Zotero and similar software orients literature review and knowledge synthesis around the {paper} as the fundamental unit, but {Grounded claims, after Qian et al} may be a more suitable atom for cognitive supports.

Syntopic reading requires that the reader juggle and synthesize claims across many papers; because the software makes papers the primary unit, it misses the opportunity to support making connections between claims within the papers. It’s costly to manipulate grounded claims when papers are the primary unit, because readers must {predict in advance which claims will be useful} and deliberately extract them (along with relevant context) to some other shared space (e.g. a text editor).

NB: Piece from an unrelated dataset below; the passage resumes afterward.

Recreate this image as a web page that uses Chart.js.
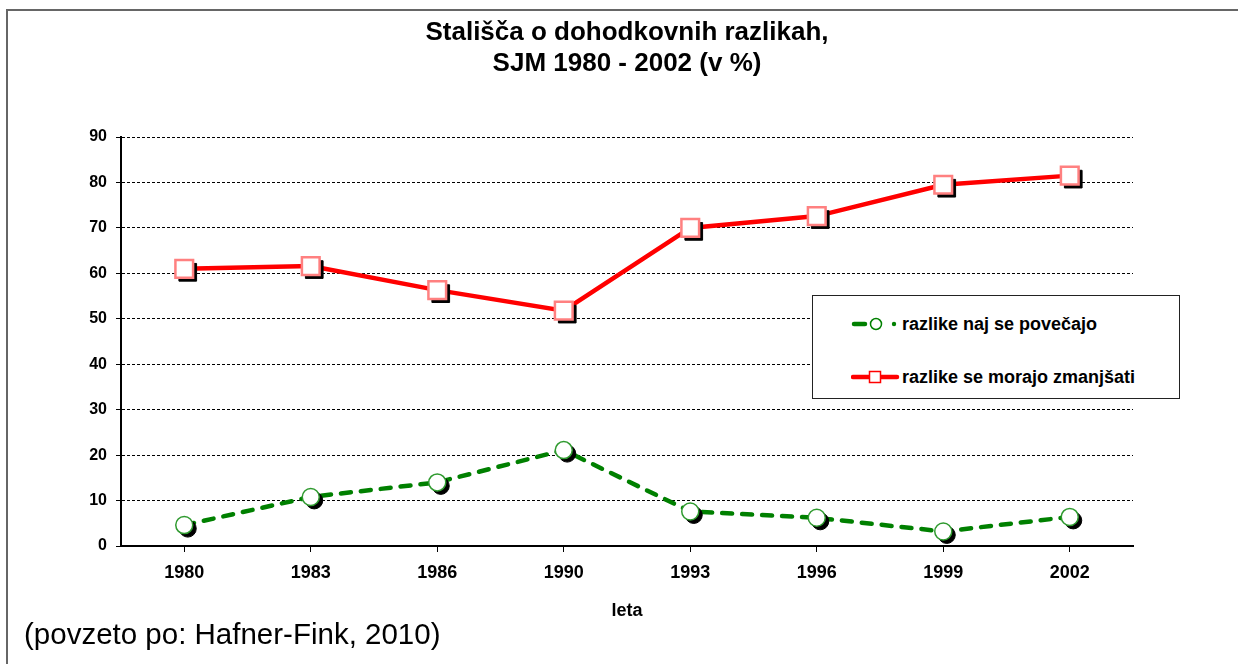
<!DOCTYPE html>
<html>
<head>
<meta charset="utf-8">
<script src="https://cdn.jsdelivr.net/npm/chart.js@4.4.1/dist/chart.umd.min.js"></script>
<style>
  body { margin: 0; background: #fff; }
  #wrap { position: relative; width: 1238px; height: 664px; overflow: hidden; font-family: "Liberation Sans", Arial, sans-serif; }
  #frame { position: absolute; left: 6px; top: 9px; width: 1300px; height: 700px; border-top: 2px solid #666; border-left: 2px solid #666; }
  #chart { position: absolute; left: 0; top: 0; }
  #legend { position: absolute; left: 812px; top: 295px; width: 366px; height: 102px; border: 1px solid #222; background: #fff; }
  .item { position: absolute; left: 38px; height: 20px; }
  .item svg { position: absolute; left: 0; top: 0; }
  .item span { position: absolute; left: 51px; top: 0; font-weight: bold; font-size: 18px; line-height: 18px; white-space: nowrap; color: #000; }
  #source { position: absolute; left: 24px; top: 619px; font-size: 29.5px; line-height: 29.5px; color: #000; white-space: nowrap; }
</style>
</head>
<body>
<div id="wrap">
  <div id="frame"></div>
  <canvas id="chart" width="1238" height="664"></canvas>
  <div id="legend"></div>
  <div id="source">(povzeto po: Hafner-Fink, 2010)</div>
</div>
<script>
// data
var years = ["1980", "1983", "1986", "1990", "1993", "1996", "1999", "2002"];
var povecajo = [4.6, 10.8, 14.0, 21.1, 7.6, 6.2, 3.2, 6.4];   // razlike naj se povečajo
var zmanjsati = [61.0, 61.6, 56.3, 51.8, 70.0, 72.6, 79.5, 81.5]; // razlike se morajo zmanjšati
var seriesNames = ["razlike naj se povečajo", "razlike se morajo zmanjšati"];
var chartTitle = ["Stališča o dohodkovnih razlikah,", "SJM 1980 - 2002 (v %)"];
var xTitle = "leta";

var FONT = "'Liberation Sans', Arial, sans-serif";
var GREEN = "#008000";
var RED = "#ff0000";

// shadow datasets are the same points, drawn a few px down-right in black
var shiftShadow = {
  id: "shiftShadow",
  beforeDatasetDraw: function (chart, args) {
    var ds = chart.data.datasets[args.index];
    chart.ctx.save();
    if (ds.isShadow) {
      chart.ctx.translate(3.5, 3.5);
    }
  },
  afterDatasetDraw: function (chart) {
    chart.ctx.restore();
  },
};

function markers(name, values, style, radius, border, borderWidth, order) {
  return {
    label: name,
    data: values,
    showLine: false,
    pointStyle: style,
    pointRadius: radius,
    pointBackgroundColor: "#fff",
    pointBorderColor: border,
    pointBorderWidth: borderWidth,
    order: order,
  };
}

function shadow(values, style, radius, order) {
  return {
    label: "",
    data: values,
    isShadow: true,
    showLine: false,
    pointStyle: style,
    pointRadius: radius,
    pointBackgroundColor: "#000",
    pointBorderColor: "#000",
    pointBorderWidth: 1,
    order: order,
  };
}

var chart = new Chart(document.getElementById("chart"), {
  type: "line",
  data: {
    labels: years,
    datasets: [
      markers(seriesNames[1], zmanjsati, "rect", 12.5, "#ff8080", 2.5, 0),
      shadow(zmanjsati, "rect", 12.5, 1),
      markers(seriesNames[0], povecajo, "circle", 8.5, "#2f9a2f", 1.5, 2),
      shadow(povecajo, "circle", 8.5, 3),
      {
        label: seriesNames[1],
        data: zmanjsati,
        borderColor: RED,
        borderWidth: 4.5,
        pointRadius: 0,
        tension: 0,
        order: 4,
      },
      {
        label: seriesNames[0],
        data: povecajo,
        borderColor: GREEN,
        borderWidth: 4.5,
        borderDash: [10, 10],
        borderCapStyle: "round",
        pointRadius: 0,
        tension: 0,
        order: 5,
      },
    ],
  },
  options: {
    responsive: false,
    animation: false,
    events: [],
    layout: { padding: { left: 0, right: 105, top: 0, bottom: 0 } },
    plugins: {
      legend: { display: false },
      tooltip: { enabled: false },
      title: {
        display: true,
        fullSize: false,
        text: chartTitle,
        color: "#000",
        font: { family: FONT, size: 26, weight: "bold", lineHeight: 1.2 },
        padding: { top: 17.4, bottom: 57.2 },
      },
    },
    scales: {
      x: {
        offset: true,
        grid: {
          offset: false,
          drawOnChartArea: false,
          drawTicks: true,
          tickLength: 6,
          tickColor: "#000",
          tickWidth: 1,
        },
        border: { display: true, color: "#000", width: 2 },
        ticks: {
          color: "#000",
          padding: 10,
          font: { family: FONT, size: 18, weight: "bold" },
          maxRotation: 0,
        },
        title: {
          display: true,
          text: xTitle,
          color: "#000",
          font: { family: FONT, size: 18, weight: "bold", lineHeight: 1.2 },
          padding: { top: 42, bottom: 42 },
        },
        afterFit: function (scale) {
          scale.height = 118;
        },
      },
      y: {
        min: 0,
        max: 90,
        grid: {
          color: function (c) {
            return c.tick && c.tick.value === 0 ? "rgba(0,0,0,0)" : "#000";
          },
          lineWidth: 1,
          tickLength: 5,
          tickColor: "#000",
          tickWidth: 1,
          tickBorderDash: [],
        },
        border: { display: true, color: "#000", width: 2, dash: [3, 2] },
        ticks: {
          stepSize: 10,
          color: "#000",
          padding: 9,
          font: { family: FONT, size: 16, weight: "bold" },
        },
        afterFit: function (scale) {
          scale.width = 121;
        },
      },
    },
  },
  plugins: [shiftShadow],
});

// legend box, built from the series names
var samples = [
  '<svg width="50" height="20"><line x1="3" y1="9" x2="14" y2="9" stroke="' + GREEN + '" stroke-width="4.5" stroke-linecap="round"/>' +
    '<circle cx="25" cy="9" r="5.5" fill="#fff" stroke="' + GREEN + '" stroke-width="1.5"/>' +
    '<circle cx="43" cy="9" r="2.2" fill="' + GREEN + '"/></svg>',
  '<svg width="50" height="20"><line x1="2" y1="9" x2="46" y2="9" stroke="' + RED + '" stroke-width="4.5" stroke-linecap="round"/>' +
    '<rect x="18.5" y="3.5" width="11" height="11" fill="#fff" stroke="' + RED + '" stroke-width="1.5"/></svg>',
];
var tops = [19, 72];
var legend = document.getElementById("legend");
for (var i = 0; i < seriesNames.length; i++) {
  var item = document.createElement("div");
  item.className = "item";
  item.style.top = tops[i] + "px";
  item.innerHTML = samples[i] + "<span></span>";
  item.querySelector("span").textContent = seriesNames[i];
  legend.appendChild(item);
}
</script>
</body>
</html>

The authors prototyped a software system, Knowledge Compressor (video), which centers on grounded claims instead of on papers. It augments the PDF reading experience with a tool which allows the reader to summarize an excerpt with a short claim, then to connect those claims (now acting like handles) to related claims from other papers.

Q. Generate a grounded claim (as described by Qian et al). Create one you haven't used before.
A. (eg: Human channel capacity increases roughly linearly as chunk size increases, per Miller 1956's survey of various examples across modalities and scales)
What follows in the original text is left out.